→ Direction: Output the first line of the listing and each line after it, up to and including the line that contains "plt.rcParams['axes.unicode_minus'] = False", exactly as written, minus the pictures.

→ Information shown:
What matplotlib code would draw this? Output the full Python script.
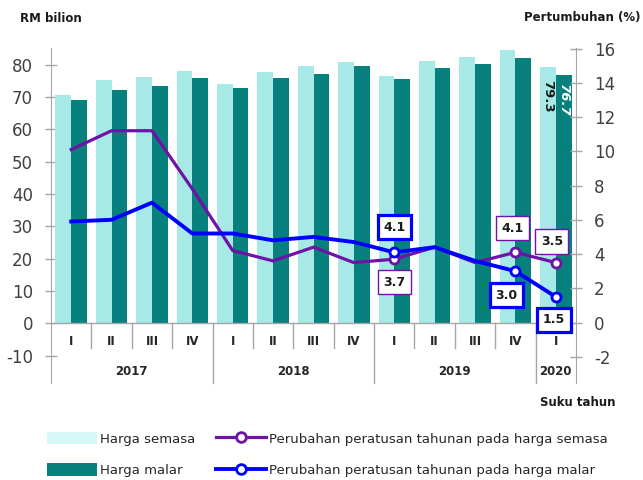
import matplotlib
matplotlib.use('Agg')
import matplotlib.pyplot as plt
from matplotlib.patches import Patch
from matplotlib.lines import Line2D
import numpy as np

# ---------------- data ----------------
years = ['2017', '2018', '2019', '2020']
year_span = [4, 4, 4, 1]
quarters = ['I', 'II', 'III', 'IV', 'I', 'II', 'III', 'IV', 'I', 'II', 'III', 'IV', 'I']
semasa = [70.7, 75.1, 76.1, 77.9, 73.9, 77.6, 79.4, 80.8, 76.6, 81.2, 82.3, 84.4, 79.3]
malar = [69.1, 72.2, 73.3, 75.8, 72.6, 75.8, 77.2, 79.4, 75.6, 79.0, 80.2, 82.0, 76.7]
pct_semasa = [10.1, 11.2, 11.2, 7.8, 4.2, 3.6, 4.4, 3.5, 3.7, 4.4, 3.5, 4.1, 3.5]
pct_malar = [5.9, 6.0, 7.0, 5.2, 5.2, 4.8, 5.0, 4.7, 4.1, 4.4, 3.6, 3.0, 1.5]
labelled_idx = [8, 11, 12]

# ---------------- style ----------------
c_light = '#A6E9E6'
c_light_leg = '#D6F8F9'
c_dark = '#08807D'
c_purple = '#6E12A8'
c_blue = '#0000FF'
c_axis = '#A6A6A6'
c_tick = '#404040'

plt.rcParams['font.family'] = ['DejaVu Sans']
plt.rcParams['axes.unicode_minus'] = False

fig = plt.figure(figsize=(6.43, 4.80), dpi=100)
W, H = 643, 480
x0, x1, y0, y1 = 51, 576, 48, 383
ax = fig.add_axes([x0 / W, 1 - y1 / H, (x1 - x0) / W, (y1 - y0) / H])
ax2 = ax.twinx()

n = len(quarters)
x = np.arange(n)
bw = 0.39
ax.bar(x - bw / 2, semasa, width=bw, color=c_light, zorder=2)
ax.bar(x + bw / 2, malar, width=bw, color=c_dark, zorder=2)

ax.set_xlim(-0.5, n - 0.5)
ax.set_ylim(-18.4, 85.1)
ax2.set_ylim(-3.53, 16.03)
ax.set_yticks(np.arange(-10, 81, 10))
ax2.set_yticks(np.arange(-2, 17, 2))
ax.set_xticks([])

for a in (ax, ax2):
    for s in ('top', 'bottom'):
        a.spines[s].set_visible(False)
    a.tick_params(axis='y', direction='inout', length=8, width=1,
                  color=c_axis, labelcolor=c_tick, labelsize=12, pad=9)
ax.spines['left'].set_color(c_axis)
ax.spines['right'].set_visible(False)
ax2.spines['left'].set_visible(False)
ax2.spines['right'].set_color(c_axis)
ax.set_facecolor('none')

# category axis at zero
ax.axhline(0, color=c_axis, lw=1, zorder=3)
# separators
bounds = np.cumsum(year_span)[:-1] - 0.5
for b in np.arange(0.5, n - 0.5, 1.0):
    if b in bounds:
        ax.plot([b, b], [0, -18.4], color=c_axis, lw=1, clip_on=False, zorder=3)
    else:
        ax.plot([b, b], [0, -7.6], color=c_axis, lw=1, clip_on=False, zorder=3)
for xi, q in zip(x, quarters):
    ax.text(xi, -5.5, q, ha='center', va='center', fontsize=8.5,
            fontweight='bold', color='#262626')
start = 0
for yname, span in zip(years, year_span):
    ax.text(start + (span - 1) / 2, -14.9, yname, ha='center', va='center',
            fontsize=8.5, fontweight='bold', color='#262626')
    start += span

# lines
ax2.plot(x, pct_semasa, color=c_purple, lw=2.3, zorder=4,
         marker='o', markevery=labelled_idx, markersize=6.5,
         markerfacecolor='white', markeredgewidth=2, markeredgecolor=c_purple)
ax2.plot(x, pct_malar, color=c_blue, lw=2.8, zorder=5,
         marker='o', markevery=labelled_idx, markersize=6.5,
         markerfacecolor='white', markeredgewidth=2, markeredgecolor=c_blue)

# data labels
off_semasa = {8: (0, -23), 11: (-3, 24), 12: (-4, 21)}
off_malar = {8: (0, 25), 11: (-9, -24), 12: (-2, -23)}
for i in labelled_idx:
    ax2.annotate(f'{pct_semasa[i]:.1f}', (x[i], pct_semasa[i]),
                 xytext=off_semasa[i], textcoords='offset pixels',
                 ha='center', va='center', fontsize=9, fontweight='bold',
                 color='#1a1a1a', zorder=6,
                 bbox=dict(boxstyle='square,pad=0.45', fc='white',
                           ec=c_purple, lw=1.0))
    ax2.annotate(f'{pct_malar[i]:.1f}', (x[i], pct_malar[i]),
                 xytext=off_malar[i], textcoords='offset pixels',
                 ha='center', va='center', fontsize=9, fontweight='bold',
                 color='#1a1a1a', zorder=6,
                 bbox=dict(boxstyle='square,pad=0.45', fc='white',
                           ec=c_blue, lw=2.3))

# rotated bar labels on the last quarter
li = n - 1
ax.text(x[li] - bw / 2, semasa[li] - 4, f'{semasa[li]:.1f}', rotation=-90,
        ha='center', va='top', fontsize=9.5, fontweight='bold', color='#1a1a1a',
        zorder=3)
ax.text(x[li] + bw / 2, malar[li] - 2.8, f'{malar[li]:.1f}', rotation=-90,
        ha='center', va='top', fontsize=9.5, fontweight='bold', style='italic',
        color='white', zorder=3)

# axis titles
fig.text(20 / W, 1 - 18 / H, 'RM bilion', ha='left', va='center',
         fontsize=8.5, fontweight='bold', color='#1a1a1a')
fig.text(640 / W, 1 - 17 / H, 'Pertumbuhan (%)', ha='right', va='center',
         fontsize=8.5, fontweight='bold', color='#1a1a1a')
fig.text(615 / W, 1 - 403 / H, 'Suku tahun', ha='right', va='center',
         fontsize=8.5, fontweight='bold', color='#1a1a1a')

# legend
handles = [
    Patch(facecolor=c_light_leg, edgecolor='none', label='Harga semasa'),
    Patch(facecolor=c_dark, edgecolor='none', label='Harga malar'),
    Line2D([0], [0], color=c_purple, lw=2.3, marker='o', markersize=7,
           markerfacecolor='white', markeredgewidth=2, markeredgecolor=c_purple,
           label='Perubahan peratusan tahunan pada harga semasa'),
    Line2D([0], [0], color=c_blue, lw=2.8, marker='o', markersize=7,
           markerfacecolor='white', markeredgewidth=2, markeredgecolor=c_blue,
           label='Perubahan peratusan tahunan pada harga malar'),
]
fig.legend(handles=handles, ncol=2, loc='upper left',
           bbox_to_anchor=(47 / W, 1 - 432 / H), frameon=False,
           fontsize=9.5, handlelength=3.8, handleheight=1.05,
           handletextpad=0.2, columnspacing=1.6, labelspacing=1.35,
           borderpad=0, borderaxespad=0, labelcolor='#262626')

fig.savefig('out.png', dpi=100)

→ Reply to the exercise:
What matplotlib code would draw this? Output the full Python script.
import matplotlib
matplotlib.use('Agg')
import matplotlib.pyplot as plt
from matplotlib.patches import Patch
from matplotlib.lines import Line2D
import numpy as np

# ---------------- data ----------------
years = ['2017', '2018', '2019', '2020']
year_span = [4, 4, 4, 1]
quarters = ['I', 'II', 'III', 'IV', 'I', 'II', 'III', 'IV', 'I', 'II', 'III', 'IV', 'I']
semasa = [70.7, 75.1, 76.1, 77.9, 73.9, 77.6, 79.4, 80.8, 76.6, 81.2, 82.3, 84.4, 79.3]
malar = [69.1, 72.2, 73.3, 75.8, 72.6, 75.8, 77.2, 79.4, 75.6, 79.0, 80.2, 82.0, 76.7]
pct_semasa = [10.1, 11.2, 11.2, 7.8, 4.2, 3.6, 4.4, 3.5, 3.7, 4.4, 3.5, 4.1, 3.5]
pct_malar = [5.9, 6.0, 7.0, 5.2, 5.2, 4.8, 5.0, 4.7, 4.1, 4.4, 3.6, 3.0, 1.5]
labelled_idx = [8, 11, 12]

# ---------------- style ----------------
c_light = '#A6E9E6'
c_light_leg = '#D6F8F9'
c_dark = '#08807D'
c_purple = '#6E12A8'
c_blue = '#0000FF'
c_axis = '#A6A6A6'
c_tick = '#404040'

plt.rcParams['font.family'] = ['DejaVu Sans']
plt.rcParams['axes.unicode_minus'] = False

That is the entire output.